For most of its history the club has been a non-descript amateur side in local Bavarian football. The team rose as far as the Bezirksliga Oberfranken-West in 1996, but was soon relegated. Promoted in 2000 and relegated from this league again in 2002 it once more returned in 2006. After two more Bezirksliga seasons the club won the league in 2008 and earned promotion to the Bezirksoberliga Oberfranken. The club spent two seasons there before earning another promotion, now to the Landesliga.

The club played for two seasons in the Landesliga Bayern-Nord, until the league was disbanded in 2012. Don Bosco came seventh in its first season there but finished only twelfth in its second year. Through the promotion round, however, the club managed to qualify for the new northern division of the Bayernliga.

DJK Don Bosco lasted for only one season in the Bayernliga before being relegated again, now to the Landesliga Bayern-Nordwest, where it plays today.

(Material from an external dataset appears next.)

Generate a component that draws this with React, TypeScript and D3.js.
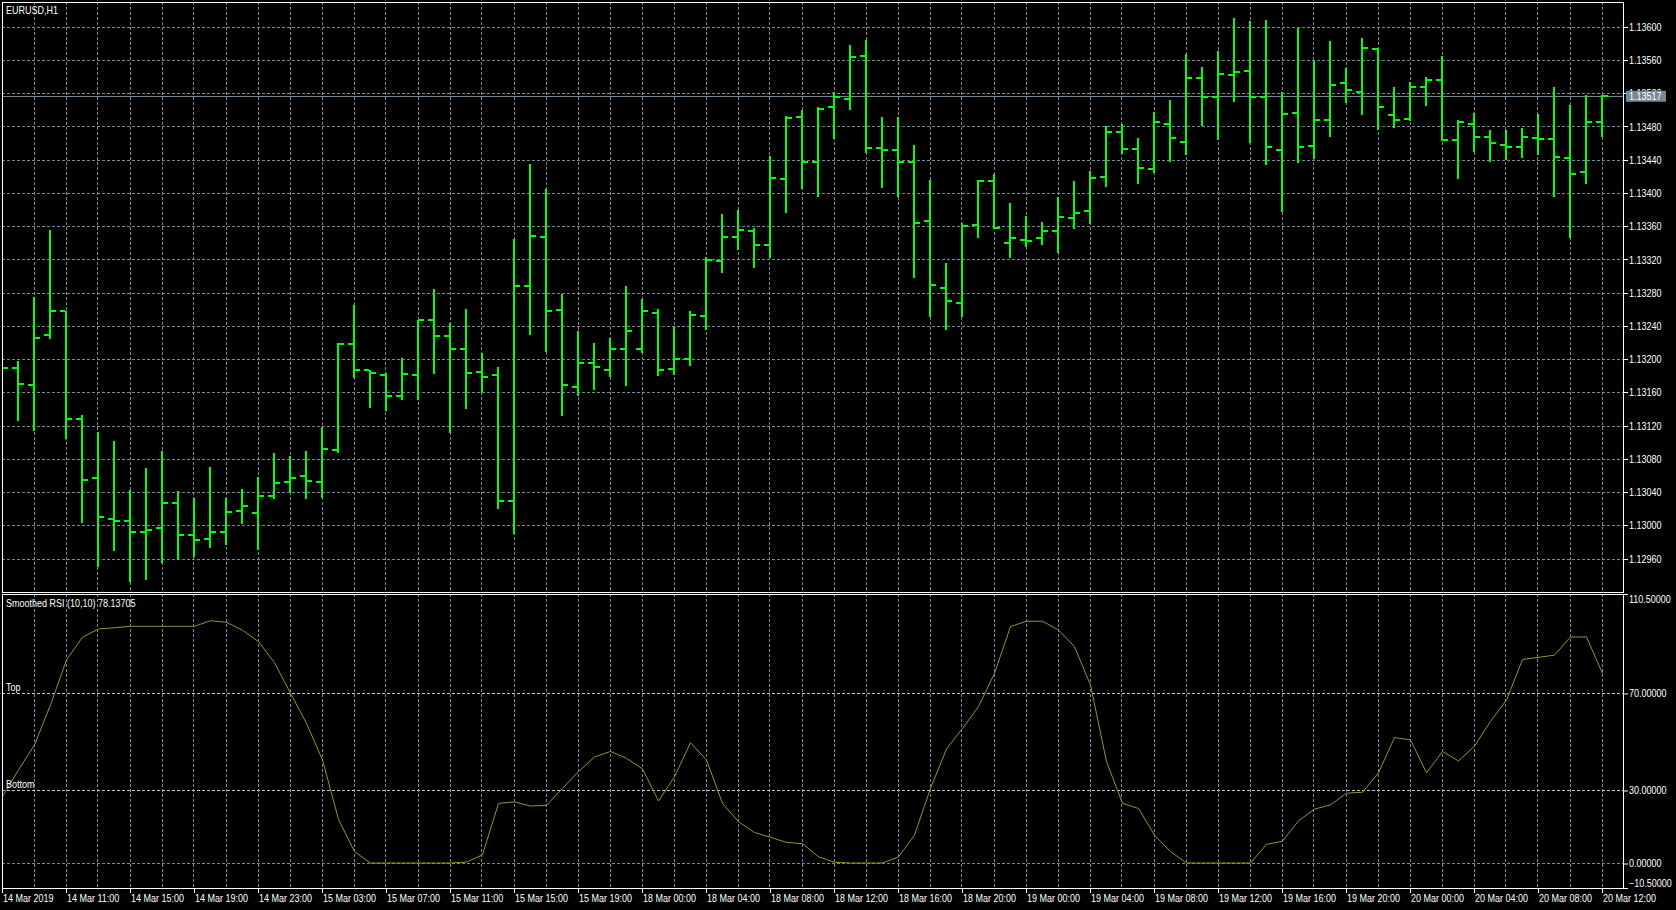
import React from 'react';
import * as d3 from 'd3';

const W = 1676;
const H = 910;

const symbolTitle = 'EURUSD,H1';
const indicatorTitle = 'Smoothed RSI (10,10) 78.13705';
const lastPrice = 1.13517;

const timeLabels = [
  '14 Mar 2019', '14 Mar 11:00', '14 Mar 15:00', '14 Mar 19:00', '14 Mar 23:00',
  '15 Mar 03:00', '15 Mar 07:00', '15 Mar 11:00', '15 Mar 15:00', '15 Mar 19:00',
  '18 Mar 00:00', '18 Mar 04:00', '18 Mar 08:00', '18 Mar 12:00', '18 Mar 16:00',
  '18 Mar 20:00', '19 Mar 00:00', '19 Mar 04:00', '19 Mar 08:00', '19 Mar 12:00',
  '19 Mar 16:00', '19 Mar 20:00', '20 Mar 00:00', '20 Mar 04:00', '20 Mar 08:00',
  '20 Mar 12:00',
];

const priceTicks = [
  1.12960, 1.13000, 1.13040, 1.13080, 1.13120, 1.13160, 1.13200, 1.13240, 1.13280,
  1.13320, 1.13360, 1.13400, 1.13440, 1.13480, 1.13520, 1.13560, 1.13600,
];

const rsiTicks = [110.5, 70, 30, 0, -10.5];
const rsiGrid = [70, 30, 0];
const levelNames = ['Top', 'Bottom'];
const levelValues = [70, 30];

const opens = [
  1.13200, 1.13190, 1.13170, 1.13230, 1.13258, 1.13129, 1.13058, 1.13008, 1.13006, 1.12993,
  1.12997, 1.13027, 1.12989, 1.12984, 1.12992, 1.13018, 1.13015, 1.13036, 1.13053, 1.13060,
  1.13053, 1.13091, 1.13219, 1.13188, 1.13181, 1.13156, 1.13182, 1.13248, 1.13228, 1.13213,
  1.13185, 1.13182, 1.13030, 1.13289, 1.13348, 1.13260, 1.13167, 1.13196, 1.13188, 1.13213,
  1.13213, 1.13256, 1.13189, 1.13201, 1.13252, 1.13319, 1.13347, 1.13355, 1.13338, 1.13418,
  1.13492, 1.13438, 1.13504, 1.13514, 1.13566, 1.13455, 1.13452, 1.13438, 1.13367, 1.13286,
  1.13268, 1.13362, 1.13415, 1.13340, 1.13344, 1.13346, 1.13355, 1.13370, 1.13379, 1.13420,
  1.13474, 1.13454, 1.13430, 1.13484, 1.13462, 1.13539, 1.13516, 1.13543, 1.13548, 1.13516,
  1.13452, 1.13497, 1.13457, 1.13488, 1.13533, 1.13522, 1.13574, 1.13495, 1.13490, 1.13528,
  1.13537, 1.13464, 1.13484, 1.13468, 1.13458, 1.13456, 1.13467, 1.13465, 1.13443, 1.13426,
  1.13486,
];

const highs = [
  1.13210, 1.13198, 1.13275, 1.13356, 1.13259, 1.13133, 1.13113, 1.13102, 1.13043, 1.13070,
  1.13090, 1.13042, 1.13034, 1.13071, 1.13033, 1.13044, 1.13059, 1.13088, 1.13084, 1.13090,
  1.13119, 1.13220, 1.13266, 1.13188, 1.13184, 1.13202, 1.13248, 1.13285, 1.13244, 1.13261,
  1.13208, 1.13191, 1.13345, 1.13436, 1.13405, 1.13279, 1.13234, 1.13220, 1.13226, 1.13289,
  1.13273, 1.13261, 1.13239, 1.13258, 1.13323, 1.13375, 1.13380, 1.13359, 1.13445, 1.13493,
  1.13501, 1.13504, 1.13522, 1.13579, 1.13585, 1.13492, 1.13492, 1.13458, 1.13416, 1.13316,
  1.13365, 1.13416, 1.13423, 1.13389, 1.13373, 1.13366, 1.13396, 1.13415, 1.13427, 1.13481,
  1.13484, 1.13467, 1.13498, 1.13512, 1.13568, 1.13552, 1.13571, 1.13611, 1.13608, 1.13609,
  1.13522, 1.13599, 1.13559, 1.13583, 1.13551, 1.13587, 1.13575, 1.13528, 1.13534, 1.13540,
  1.13565, 1.13488, 1.13497, 1.13476, 1.13476, 1.13479, 1.13496, 1.13528, 1.13507, 1.13519,
  1.13518,
];

const lows = [
  1.13175, 1.13127, 1.13115, 1.13226, 1.13106, 1.13005, 1.12952, 1.12971, 1.12934, 1.12936,
  1.12956, 1.12960, 1.12964, 1.12975, 1.12978, 1.13003, 1.12972, 1.13033, 1.13041, 1.13034,
  1.13035, 1.13089, 1.13179, 1.13143, 1.13139, 1.13153, 1.13153, 1.13184, 1.13113, 1.13142,
  1.13161, 1.13021, 1.12991, 1.13231, 1.13210, 1.13133, 1.13158, 1.13165, 1.13180, 1.13170,
  1.13209, 1.13182, 1.13183, 1.13194, 1.13237, 1.13305, 1.13333, 1.13312, 1.13324, 1.13378,
  1.13406, 1.13397, 1.13467, 1.13502, 1.13450, 1.13408, 1.13397, 1.13299, 1.13252, 1.13237,
  1.13252, 1.13347, 1.13358, 1.13323, 1.13337, 1.13339, 1.13329, 1.13359, 1.13365, 1.13409,
  1.13449, 1.13413, 1.13426, 1.13439, 1.13448, 1.13482, 1.13466, 1.13511, 1.13462, 1.13435,
  1.13379, 1.13438, 1.13443, 1.13469, 1.13510, 1.13496, 1.13478, 1.13480, 1.13488, 1.13506,
  1.13464, 1.13419, 1.13451, 1.13439, 1.13442, 1.13444, 1.13447, 1.13397, 1.13348, 1.13413,
  1.13469,
];

const closes = [
  1.13190, 1.13171, 1.13226, 1.13258, 1.13129, 1.13055, 1.13011, 1.13006, 1.12993, 1.12995,
  1.13027, 1.12989, 1.12983, 1.12992, 1.13017, 1.13024, 1.13036, 1.13052, 1.13058, 1.13054,
  1.13093, 1.13219, 1.13188, 1.13184, 1.13156, 1.13183, 1.13248, 1.13228, 1.13213, 1.13184,
  1.13179, 1.13030, 1.13289, 1.13349, 1.13258, 1.13169, 1.13196, 1.13191, 1.13213, 1.13234,
  1.13258, 1.13188, 1.13201, 1.13254, 1.13320, 1.13348, 1.13356, 1.13338, 1.13419, 1.13491,
  1.13438, 1.13502, 1.13516, 1.13564, 1.13455, 1.13452, 1.13438, 1.13364, 1.13290, 1.13270,
  1.13361, 1.13415, 1.13358, 1.13346, 1.13343, 1.13355, 1.13372, 1.13377, 1.13419, 1.13474,
  1.13454, 1.13431, 1.13486, 1.13467, 1.13539, 1.13516, 1.13544, 1.13546, 1.13516, 1.13456,
  1.13496, 1.13456, 1.13488, 1.13531, 1.13525, 1.13575, 1.13504, 1.13488, 1.13528, 1.13536,
  1.13464, 1.13486, 1.13468, 1.13461, 1.13456, 1.13468, 1.13465, 1.13444, 1.13424, 1.13486,
  1.13517,
];

const rsiValues = [
  27.4, 38.4, 48.7, 65.2, 83.7, 93.1, 96.5, 97.0, 97.6, 97.6,
  97.6, 97.6, 97.6, 99.9, 99.2, 96.0, 91.3, 82.6, 70.0, 57.6,
  42.5, 18.0, 4.7, 0, 0, 0, 0, 0, 0, 0.4,
  3.4, 24.6, 25.2, 23.5, 23.8, 30.8, 37.7, 43.7, 46.0, 43.2,
  38.8, 25.6, 35.6, 49.6, 42.5, 24.6, 17.0, 12.6, 10.6, 8.5,
  8.0, 2.6, 0.3, 0, 0, 0, 2.5, 11.5, 30.8, 47.0,
  55.5, 64.5, 78.2, 97.5, 99.7, 99.7, 96.1, 89.2, 73.4, 41.8,
  24.6, 22.5, 11.5, 4.7, 0, 0, 0, 0, 0, 7.7,
  9.0, 17.4, 22.2, 24.0, 28.8, 29.2, 37.2, 51.7, 50.8, 37.2,
  46.0, 42.1, 48.2, 58.4, 67.2, 83.9, 84.8, 85.7, 93.2, 93.2,
  78.137,
];

const BG = '#000000';
const FG = '#ffffff';
const GRID = '#778899';
const BAR = '#00ff00';
const RSI_COLOR = '#7f9f2a';
const LEVEL = '#c8c8c8';
const FONT = '"Liberation Sans", Arial, sans-serif';

// panel frame
const L = 2;
const R = 1623;
const T1 = 2;
const B1 = 592;
const T2 = 594;
const B2 = 888;

const Txt = ({ x, y, children, fill = FG }: { x: number; y: number; children: React.ReactNode; fill?: string }) => (
  <text
    transform={`translate(${x},${y}) scale(0.9,1)`}
    fill={fill}
    fontFamily={FONT}
    fontSize={10}
  >
    {children}
  </text>
);

export default function App() {
  const n = closes.length;
  const x = d3.scaleLinear().domain([0, n - 1]).range([2, 1602]);
  const y = d3.scaleLinear().domain([1.1296, 1.136]).range([559.0, 27.3]);
  const yr = d3.scaleLinear().domain([-10.5, 110.5]).range([888.5, 595]);
  const px = (v: number) => Math.floor(v) + 0.5;

  const gridXs = d3.range(2, n, 2).map((k) => px(x(k)));
  const rsiLine = d3
    .line<number>()
    .x((_, i) => x(i) + 0.5)
    .y((v) => yr(v));

  const fmt = d3.format('.5f');

  return (
    <svg width={W} height={H} style={{ position: 'absolute', left: 0, top: 0, background: BG }}>
      <defs>
        <clipPath id="mainClip">
          <rect x={L + 1} y={T1 + 1} width={R - L - 1} height={B1 - T1 - 1} />
        </clipPath>
        <clipPath id="subClip">
          <rect x={L + 1} y={T2 + 1} width={R - L - 1} height={B2 - T2 - 1} />
        </clipPath>
      </defs>
      <rect x={0} y={0} width={W} height={H} fill={BG} />

      {/* main grid */}
      <g stroke={GRID} strokeWidth={1} strokeDasharray="3,2" clipPath="url(#mainClip)">
        {gridXs.map((gx, i) => (
          <line key={'mv' + i} x1={gx} x2={gx} y1={T1} y2={B1} />
        ))}
        {priceTicks.map((p, i) => (
          <line key={'mh' + i} x1={L} x2={R} y1={px(y(p))} y2={px(y(p))} />
        ))}
      </g>

      {/* bid line */}
      <line x1={L} x2={R} y1={px(y(lastPrice))} y2={px(y(lastPrice))} stroke={GRID} strokeWidth={1} />

      {/* OHLC bars */}
      <g fill={BAR} clipPath="url(#mainClip)">
        {closes.map((c, k) => {
          const cx = Math.round(x(k));
          const yh = Math.round(y(highs[k]));
          const yl = Math.round(y(lows[k]));
          const yo = Math.round(y(opens[k]));
          const yc = Math.round(y(c));
          return (
            <g key={'b' + k}>
              <rect x={cx - 1} y={yh} width={2} height={Math.max(2, yl - yh + 1)} />
              <rect x={cx - 6} y={yo - 1} width={5} height={2} />
              <rect x={cx + 1} y={yc - 1} width={5} height={2} />
            </g>
          );
        })}
      </g>

      {/* indicator grid */}
      <g stroke={GRID} strokeWidth={1} strokeDasharray="3,2" clipPath="url(#subClip)">
        {gridXs.map((gx, i) => (
          <line key={'sv' + i} x1={gx} x2={gx} y1={T2} y2={B2} />
        ))}
        {rsiGrid.map((v, i) => (
          <line key={'sh' + i} x1={L} x2={R} y1={px(yr(v))} y2={px(yr(v))} />
        ))}
      </g>
      <g stroke={LEVEL} strokeWidth={1} strokeDasharray="3,2" clipPath="url(#subClip)">
        {levelValues.map((v, i) => (
          <line key={'lv' + i} x1={L} x2={R} y1={px(yr(v))} y2={px(yr(v))} />
        ))}
      </g>
      <g clipPath="url(#subClip)">
        <path d={rsiLine(rsiValues) || ''} fill="none" stroke={RSI_COLOR} strokeWidth={1} />
      </g>

      {/* frames */}
      <g stroke={FG} strokeWidth={1} fill="none">
        <rect x={L + 0.5} y={T1 + 0.5} width={R - L} height={B1 - T1} />
        <rect x={L + 0.5} y={T2 + 0.5} width={R - L} height={B2 - T2} />
      </g>

      {/* price axis */}
      <g>
        {priceTicks.map((p, i) => (
          <g key={'pt' + i}>
            <line x1={R} x2={R + 5} y1={px(y(p))} y2={px(y(p))} stroke={FG} />
            <Txt x={R + 6} y={y(p) + 3.6}>{fmt(p)}</Txt>
          </g>
        ))}
        <rect x={R + 3} y={y(lastPrice) - 5.5} width={40} height={11} fill={GRID} />
        <Txt x={R + 6} y={y(lastPrice) + 3.6} fill={FG}>{fmt(lastPrice)}</Txt>
      </g>

      {/* indicator axis */}
      <g>
        {rsiTicks.map((v, i) => {
          const ty = v === rsiTicks[0] ? T2 : v === rsiTicks[rsiTicks.length - 1] ? B2 : px(yr(v));
          const textY = v === rsiTicks[0] ? T2 + 9 : v === rsiTicks[rsiTicks.length - 1] ? B2 - 1.5 : yr(v) + 3.6;
          return (
            <g key={'rt' + i}>
              <line x1={R} x2={R + 5} y1={ty + 0.5} y2={ty + 0.5} stroke={FG} />
              <Txt x={R + 6} y={textY}>{fmt(v)}</Txt>
            </g>
          );
        })}
      </g>

      {/* time axis */}
      <g>
        {timeLabels.map((t, i) => {
          const tx = Math.round(x(i * 4));
          return (
            <g key={'tl' + i}>
              <line x1={tx + 0.5} x2={tx + 0.5} y1={B2} y2={B2 + 5} stroke={FG} />
              <Txt x={tx + 1} y={901.5}>{t}</Txt>
            </g>
          );
        })}
      </g>

      {/* titles */}
      <Txt x={6} y={13.5}>{symbolTitle}</Txt>
      <Txt x={6} y={607}>{indicatorTitle}</Txt>
      {levelNames.map((name, i) => (
        <Txt key={'ln' + i} x={6} y={yr(levelValues[i]) - 2.5}>{name}</Txt>
      ))}
    </svg>
  );
}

The club broke a Landesliga record when it won all of its first twelve games in the league at the start of the 2014–15 season, and eventually won the league and earned promotion back to the Bayernliga.

==Honours==
The club's honours:
- Landesliga Bayern-Nordwest
  - Champions: 2015
- Bezirksoberliga Oberfranken
  - Champions: 2010
- Bezirksliga Oberfranken-West
  - Champions: 2008
- Kreisliga Bamberg
  - Runners-up: 2006

==Recent seasons==
The recent season-by-season performance of the club:

| Season | Division | Tier | Position |
| 1999–2000 | Kreisliga | VIII | ↑ |
| 2000–01 | Bezirksliga Oberfranken-West | VII | 10th |
| 2001–02 | Bezirksliga Oberfranken-West | 15th ↓ |
| 2002–03 |  |  |  |
| 2003–04 |  |  |
| 2004–05 | Kreisliga Bamberg | VIII | 8th |
| 2005–06 | Kreisliga Bamberg | 2nd ↑ |
| 2006–07 | Bezirksliga Oberfranken-West | VII | 5th |
| 2007–08 | Bezirksliga Oberfranken-West | 1st ↑ |
| 2008–09 | Bezirksoberliga Oberfranken | 4th |
| 2009–10 | Bezirksoberliga Oberfranken | 1st ↑ |
| 2010–11 | Landesliga Bayern-Nord | VI | 7th |
| 2011–12 | Landesliga Bayern-Nord | 12th ↑ |
| 2012–13 | Bayernliga Nord | V | 16th ↓ |
| 2013–14 | Landesliga Bayern-Nordwest | VI | 6th |
| 2014–15 | Landesliga Bayern-Nordwest | 1st ↑ |
| 2015–16 | Bayernliga Nord | V | 11th |
| 2016–17 | Bayernliga Nord | 11th |
| 2017–18 | Bayernliga Nord | 13th |
| 2018–19 | Bayernliga Nord | 8th |
| 2019–21 | Bayernliga Nord | 13th |
| 2021–22 | Bayernliga Nord | 6th |
| 2022–23 | Bayernliga Nord |  |

- With the introduction of the Bezirksoberligas in 1988 as the new fifth tier, below the Landesligas, all leagues below dropped one tier. With the introduction of the Regionalligas in 1994 and the 3. Liga in 2008 as the new third tier, below the 2. Bundesliga, all leagues below dropped one tier. With the establishment of the Regionalliga Bayern as the new fourth tier in Bavaria in 2012 the Bayernliga was split into a northern and a southern division, the number of Landesligas expanded from three to five and the Bezirksoberligas abolished. All leagues from the Bezirksligas onwards were elevated one tier.